Certainly in hindsight it seems obvious that Runcie's wedding address was written and delivered as a cautionary warning to Charles and Diana in pointing out the serious nature of matrimony and emphasizing what being married truly entails. It seems that Runcie was worried but also hopeful that they might both adjust to the marriage. Of course, we know now that even Diana was having second thoughts and reservations, but her sisters told her it was 'too late' to back out, humorously making reference to her face being on the 'tea towels.'
For Diana's grandmother, Lady Fermoy, to suggest that
"Diana would never be under control until she fell in love with someone," truly and harshly ignores the fact that Diana did believe she was in love. What she actually needed and as we now know, hopelessly hoped for, was that someone (indeed her husband) would love her back unconditionally! That's the stickler. Fermoy should have been more compassionate toward her granddaughter, Diana, and less accepting of Charles' infidelities. They all knew that Charles was in love with Camilla Parker Bowles and that he was 'depressed' over in essence being strong-armed to marry Diana, and do his duty!
Runcie looking down on Diana over a decade later and calling her an "actress and a schemer," is the classic case of 'blaming the victim.' Diana was essentially just out of teenage-hood. She was led down the St. Paul's Cathedral aisle like a lamb to the slaughter. It's not her fault that she had to weather the royal storm and to grow up isolated within the gilded cage of the British royal family. Certainly, she was not perfect, but who is? Diana did the best she could to survive and to find her own identity and to discover and embrace her womanhood, at the same time she was drowning in that antiquated system. She made mistakes, but I admire her for her empathy and compassion for others, and for fighting back and never succumbing to being abused, dismissed, and minimized.

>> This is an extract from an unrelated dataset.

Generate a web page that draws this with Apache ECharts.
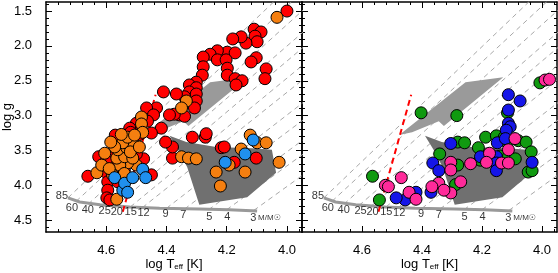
<!DOCTYPE html>
<html><head><meta charset="utf-8">
<script src="https://cdn.jsdelivr.net/npm/echarts@6/dist/echarts.min.js"></script>
<style>html,body{margin:0;padding:0;background:#fff}#c{width:558px;height:273px}</style>
</head><body><div id="c"></div>
<script>
// ---- tick values ----
const xMajor = [4.0, 4.2, 4.4, 4.6];
const xMinor = [3.96,4.04,4.08,4.12,4.16,4.24,4.28,4.32,4.36,4.44,4.48,4.52,4.56,4.64,4.68,4.72,4.76];
const yMajor = [1.5,2.0,2.5,3.0,3.5,4.0,4.5];
const yMinor = [1.4,1.6,1.7,1.8,1.9,2.1,2.2,2.3,2.4,2.6,2.7,2.8,2.9,3.1,3.2,3.3,3.4,3.6,3.7,3.8,3.9,4.1,4.2,4.3,4.4,4.6];

// ---- left panel stars [logTeff, logg] ----
const leftRed = [[4.00,1.50],[4.109,1.76],[4.086,1.80],[4.106,1.86],[4.099,1.94],[4.136,1.96],[4.152,1.87],[4.18,1.90],
 [4.102,2.17],[4.119,2.23],[4.069,2.33],[4.073,2.47],[4.198,2.09],[4.172,2.10],[4.231,2.07],[4.255,2.12],[4.278,2.16],
 [4.231,2.20],[4.202,2.20],[4.198,2.32],[4.198,2.42],[4.172,2.47],[4.149,2.50],[4.169,2.56],[4.278,2.30],[4.281,2.42],
 [4.301,2.52],[4.324,2.56],[4.301,2.60],[4.324,2.66],[4.301,2.69],[4.301,2.79],[4.307,2.89],[4.34,2.73],[4.367,2.69],
 [4.41,2.66],[4.357,2.99],[4.34,3.01],[4.374,2.98],[4.39,2.99],[4.417,3.18],[4.433,2.89],[4.466,2.89],[4.443,2.99],
 [4.463,3.08],[4.50,3.11],[4.522,3.18],[4.489,3.27],[4.45,3.25],[4.271,3.31],[4.314,3.31],[4.268,3.26],[4.218,3.46],
 [4.208,3.45],[4.38,3.61],[4.38,3.45],[4.403,3.38],[4.175,3.67],[4.102,3.61],[4.661,3.87],[4.602,3.81],[4.588,3.68],
 [4.595,3.95],[4.595,4.07],[4.598,4.18],[4.588,4.21],[4.562,3.95],[4.45,3.85],[4.476,3.62],[4.582,3.59],[4.506,3.46],
 [4.555,3.35],[4.625,3.59],[4.519,3.24],[4.555,3.52],[4.54,3.78],[4.50,3.55],[4.57,3.28],[4.53,3.40],[4.60,3.65]];
const leftOrange = [[4.033,1.59],[4.334,2.79],[4.35,2.89],[4.483,3.02],[4.483,3.12],[4.479,3.24],[4.122,3.28],[4.099,3.39],
 [4.069,3.39],[4.152,3.48],[4.35,3.59],[4.327,3.61],[4.301,3.62],[4.192,3.71],[4.235,3.81],[4.139,3.81],[4.026,3.67],
 [4.221,4.01],[4.631,3.82],[4.615,3.71],[4.579,3.85],[4.565,4.20],[4.50,3.71],[4.529,3.68],[4.555,3.71],[4.565,3.61],
 [4.539,3.59],[4.562,3.49],[4.532,3.46],[4.512,3.39],[4.545,3.39],[4.572,3.45],[4.529,3.31],[4.506,3.28],[4.605,3.54],
 [4.512,3.61],[4.55,3.27],[4.585,3.38],[4.52,3.52],[4.49,3.45],[4.59,3.76],[4.54,3.83]];
const leftBlue = [[4.112,3.35],[4.139,3.55],[4.205,3.67],[4.572,3.89],[4.545,4.07],[4.539,3.97],[4.529,4.10],[4.512,3.89],
 [4.479,3.77],[4.469,3.89]];

// ---- right panel stars ----
const rightGreen = [[4.007,2.53],[4.403,2.96],[4.284,3.00],[4.115,2.96],[4.188,3.31],[4.152,3.29],[4.126,3.31],[4.281,3.38],
 [4.258,3.39],[4.115,3.39],[4.079,3.36],[4.053,3.38],[4.036,3.52],[4.212,3.46],[4.205,3.64],[4.139,3.58],[4.112,3.59],
 [4.089,3.62],[4.046,3.81],[4.033,3.79],[4.341,3.55],[4.281,3.71],[4.288,3.99],[4.565,3.87],[4.542,4.21]];
const rightBlue = [[4.112,2.70],[4.073,2.79],[4.112,2.92],[4.112,3.11],[4.106,3.16],[4.119,3.21],[4.304,3.40],[4.149,3.39],
 [4.205,3.59],[4.152,3.59],[4.152,3.68],[4.152,3.79],[4.033,3.67],[4.364,3.68],[4.344,3.79],[4.37,4.10],[4.42,4.10],
 [4.456,4.21],[4.486,4.18],[4.122,3.33]];
const rightPink = [[3.99,2.49],[3.975,2.48],[4.112,3.49],[4.175,3.54],[4.135,3.68],[4.112,3.68],[4.185,3.67],[4.304,3.67],
 [4.304,3.78],[4.238,3.69],[4.271,3.95],[4.304,4.11],[4.344,3.97],[4.367,4.02],[4.327,4.07],[4.443,4.10],[4.42,4.20],
 [4.469,3.89],[4.522,4.00],[4.512,4.02],[4.09,3.33]];

// ---- model overlays ----
const zamsLine = [[4.727,4.18],[4.688,4.24],[4.621,4.28],[4.522,4.31],[4.423,4.33],[4.291,4.34],[4.192,4.35],[4.099,4.37]];
const redDashed = [[4.545,4.38],[4.436,2.70]];
const betaCepRegion = [[4.476,3.28],[4.255,2.52],[4.129,2.45],[4.327,3.15],[4.344,3.08],[4.433,3.24]];
const spbRegion = [[4.39,3.29],[4.334,3.38],[4.235,3.45],[4.116,3.47],[4.05,3.49],[4.036,3.82],[4.132,4.17],[4.291,4.28],
 [4.331,3.74],[4.36,3.50]];
const trackMasses = ['85','60','40','25','20','15','12','9','7','5','4','3'];
const tracks = [
 [[4.727,4.18],[3.85,0.57]],
 [[4.700,4.23],[3.85,0.83]],
 [[4.660,4.27],[3.85,1.11]],
 [[4.610,4.29],[3.85,1.44]],
 [[4.570,4.30],[3.85,1.67]],
 [[4.520,4.31],[3.85,1.93]],
 [[4.480,4.32],[3.85,2.15]],
 [[4.400,4.33],[3.85,2.49]],
 [[4.340,4.34],[3.85,2.75]],
 [[4.260,4.35],[3.85,3.04]],
 [[4.200,4.35],[3.85,3.25]],
 [[4.110,4.36],[3.85,3.55]]
];
const massLabels = [[4.747,4.15,'85'],[4.714,4.33,'60'],[4.661,4.35,'40'],[4.605,4.37,'25'],[4.565,4.38,'20'],
 [4.519,4.38,'15'],[4.476,4.40,'12'],[4.403,4.41,'9'],[4.344,4.43,'7'],[4.258,4.45,'5'],[4.198,4.45,'4'],[4.112,4.47,'3']];
const unitLabel = [[4.058,4.47,'M/M{s|☉}']];

const X_MIN=3.95, X_MAX=4.8, Y_MIN=1.37, Y_MAX=4.67;
const FONT = 'Liberation Sans';
const grids = [{left:46, top:2, width:256, height:230, outerBoundsMode:'none', containLabel:false},
               {left:302, top:2, width:255, height:230, outerBoundsMode:'none', containLabel:false}];

function xAxes(gi){
  const base = {gridIndex:gi, type:'value', min:X_MIN, max:X_MAX, inverse:true, splitLine:{show:false},
    axisLabel:{show:false}, axisTick:{show:false}, axisLine:{show:false}};
  const line = {show:true, onZero:false, lineStyle:{color:'#000', width:1.5}};
  return [
    Object.assign({}, base, {position:'bottom', axisLine:line,
      axisTick:{show:true, inside:true, length:6, customValues:xMajor, lineStyle:{color:'#000', width:1}},
      axisLabel:{show:true, customValues:xMajor, formatter:v=>v.toFixed(1), margin:12, color:'#000', fontSize:13, fontFamily:FONT},
      name:'log T{sub|eff} [K]', nameLocation:'middle', nameGap:25, nameMoveOverlap:false,
      nameTextStyle:{color:'#000', fontSize:13, lineHeight:14, fontFamily:FONT,
        rich:{sub:{fontSize:8, lineHeight:14, verticalAlign:'bottom', fontFamily:FONT}}}}),
    Object.assign({}, base, {position:'bottom', axisTick:{show:true, inside:true, length:3, customValues:xMinor, lineStyle:{color:'#000'}}}),
    Object.assign({}, base, {position:'top', axisLine:line,
      axisTick:{show:true, inside:true, length:6, customValues:xMajor, lineStyle:{color:'#000'}}}),
    Object.assign({}, base, {position:'top', axisTick:{show:true, inside:true, length:3, customValues:xMinor, lineStyle:{color:'#000'}}})
  ];
}
function yAxes(gi, labels){
  const base = {gridIndex:gi, type:'value', min:Y_MIN, max:Y_MAX, inverse:true, splitLine:{show:false},
    axisLabel:{show:false}, axisTick:{show:false}, axisLine:{show:false}};
  const line = {show:true, onZero:false, lineStyle:{color:'#000', width:1.5}};
  const main = Object.assign({}, base, {position:'left', axisLine:line,
      axisTick:{show:true, inside:true, length:6, customValues:yMajor, lineStyle:{color:'#000'}}});
  if (labels) {
    main.axisLabel = {show:true, customValues:yMajor, formatter:v=>v.toFixed(1), margin:14, color:'#000', fontSize:13, fontFamily:FONT};
    main.name = 'log g'; main.nameLocation='middle'; main.nameGap=32; main.nameRotate=90; main.nameMoveOverlap=false;
    main.nameTextStyle = {color:'#000', fontSize:13, fontFamily:FONT};
  }
  return [
    main,
    Object.assign({}, base, {position:'left', axisTick:{show:true, inside:true, length:3, customValues:yMinor, lineStyle:{color:'#000'}}}),
    Object.assign({}, base, {position:'right', axisLine:line,
      axisTick:{show:true, inside:true, length:6, customValues:yMajor, lineStyle:{color:'#000'}}}),
    Object.assign({}, base, {position:'right', axisTick:{show:true, inside:true, length:3, customValues:yMinor, lineStyle:{color:'#000'}}})
  ];
}

function polySeries(gi, pts, color){
  return {type:'custom', xAxisIndex:gi*4, yAxisIndex:gi*4, z:3, silent:true, clip:true, data:[0],
    renderItem:(params, api)=>({type:'polygon', shape:{points: pts.map(p=>api.coord(p))}, style:{fill:color}})};
}
function lineSeries(gi, pts, style, z){
  return {type:'line', xAxisIndex:gi*4, yAxisIndex:gi*4, z:z, silent:true, symbol:'none', clip:true,
    data:pts, lineStyle:style, animation:false};
}
function starSeries(gi, pts, color){
  return {type:'scatter', xAxisIndex:gi*4, yAxisIndex:gi*4, z:10, symbolSize:12, data:pts,
    itemStyle:{color:color, borderColor:'#000', borderWidth:1, opacity:1}};
}
function labelSeries(gi){
  return [{type:'scatter', xAxisIndex:gi*4, yAxisIndex:gi*4, z:12, symbolSize:2, silent:true,
    itemStyle:{color:'rgba(0,0,0,0)'}, data:massLabels,
    label:{show:true, position:'inside', formatter:p=>p.data[2], color:'#000', fontSize:11, fontFamily:FONT}},
   {type:'scatter', xAxisIndex:gi*4, yAxisIndex:gi*4, z:12, symbolSize:2, silent:true,
    itemStyle:{color:'rgba(0,0,0,0)'}, data:unitLabel,
    label:{show:true, position:'inside', formatter:p=>p.data[2], color:'#000', fontSize:8, fontFamily:FONT,
      rich:{s:{fontSize:8, fontFamily:'DejaVu Sans', verticalAlign:'bottom'}}}}];
}

const series = [];
[0,1].forEach(gi=>{
  tracks.forEach(t=>series.push(lineSeries(gi, t, {color:'#a8a8a8', width:1, type:[5,4]}, 1)));
  series.push(polySeries(gi, betaCepRegion, '#9a9a9a'));
  series.push(polySeries(gi, spbRegion, '#707070'));
  series.push(lineSeries(gi, zamsLine, {color:'#999', width:3}, 4));
  series.push(lineSeries(gi, redDashed, {color:'#ff0000', width:2, type:[6,4]}, 5));
  labelSeries(gi).forEach(s=>series.push(s));
});
series.push(starSeries(0, leftRed, '#ff0000'));
series.push(starSeries(0, leftOrange, '#f57f10'));
series.push(starSeries(0, leftBlue, '#2090ee'));
series.push(starSeries(1, rightGreen, '#109a10'));
series.push(starSeries(1, rightBlue, '#1515e8'));
series.push(starSeries(1, rightPink, '#ff2a9a'));

const chart = echarts.init(document.getElementById('c'), null, {renderer:'canvas'});
chart.setOption({
  animation:false,
  grid: grids,
  xAxis: xAxes(0).concat(xAxes(1)),
  yAxis: yAxes(0, true).concat(yAxes(1, false)),
  series: series
});
</script></body></html>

There's been so much nonsense by RR and royal commentators these days about the importance of choosing monarchical duty over love. All the tragic evidence we've seen in the British royal family and most recently in the Belgian royal family suggests to me that sanity, love and personal happiness should come before blind and miserable submission to an ancient, unforgiving institution. BTW, my comments have nothing to do with Edward VIII's abdication. The Duke of Windsor was unsuited to be King. Far from being 'in love' with Wallis Simpson, he was pathetically obsessed with Wallis Simpson due to his own sad pathologies rooted in childhood abuse (by nannies) and neglect by his parents who although they loved their children, were unable to demonstrate and express their love.
It will be interesting to see how
The Crown seasons 4 and 5 will deal with the multi-layered and unforgettable story of Diana and her influence and impact on the royal family at that point in history. Since it is a dramatization, the production is bound to over-focus on some conflicts and to not necessarily get the gist and details of every occurrence exactly right.